Sometimes the strategy worked; sometimes his classroom “erupted in anarchy,” he recalled.
Since that first “trying and exhilarating” visit, he has had more opportunities to spend time in China. His experiences have fueled his passion for the country, and now, he says, he hopes to do something more concrete for China than help its adolescents chat in English. “It’s a vast country where you see the problems of a developing nation very concretely through the pollution, the social inequality, the poverty,” Martin said.
After his teaching stint, Martin studied history at Cambridge University in the UK and Chinese language and politics at Oxford, Peking and National Taiwan universities. “I was always really fascinated by past societies and cultures, and I wanted to know more about how societies and political systems work and operate,” he said. “History seemed best way of combining these three areas of interest.”

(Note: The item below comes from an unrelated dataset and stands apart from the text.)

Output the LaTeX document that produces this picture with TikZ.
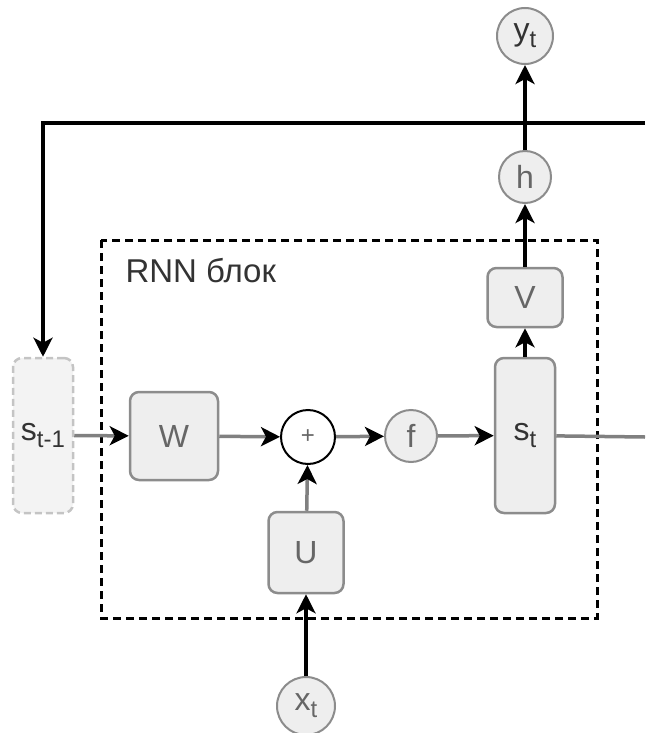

Martin now seeks to address global climate change on local, provincial and national levels in China. “MIT seemed like the best place to do this,” said Martin, who grew up in Darmstadt with his English father and German mother. He once practiced a Korean form of martial arts and has taken up Tae Kwon Do at MIT. He also enjoys classical music and outdoors activities such as hiking and fishing.
With his advisers, Martin will examine China’s energy-related industrial and innovation policies. Working with Edward S. Steinfeld, associate professor of political science, director of the MIT-China Program and co-director of the China Energy Group at the MIT Industrial Performance Center, Martin will get a first-hand look at China’s institutional and political decision-making.
“You have this myth in the west of China as a super-polluting giant who just doesn’t care about the environment, and simply wants to maximize economic growth,” Martin said. It’s a dangerous myth, he said, because it becomes “an excuse for our own inaction. People question why we should save energy when countries like China and India are using more and more.”
He thinks there is “some hope for positive change. While the problems are huge and the constraints on policy-makers considerable, I think there is real awareness and concern in China today over the scale of the environmental crisis and a political will to address this. People do not like living next to a polluted river and drawing their drinking water from it,” he said.
To help bring about that change, Martin plans a career in academia. “Addressing climate change requires technological innovation, but it also has a substantial political component: ultimately, technologies must get implemented, and that involves choices--and costs. That’s where social science,” he said, “can play a vital role.”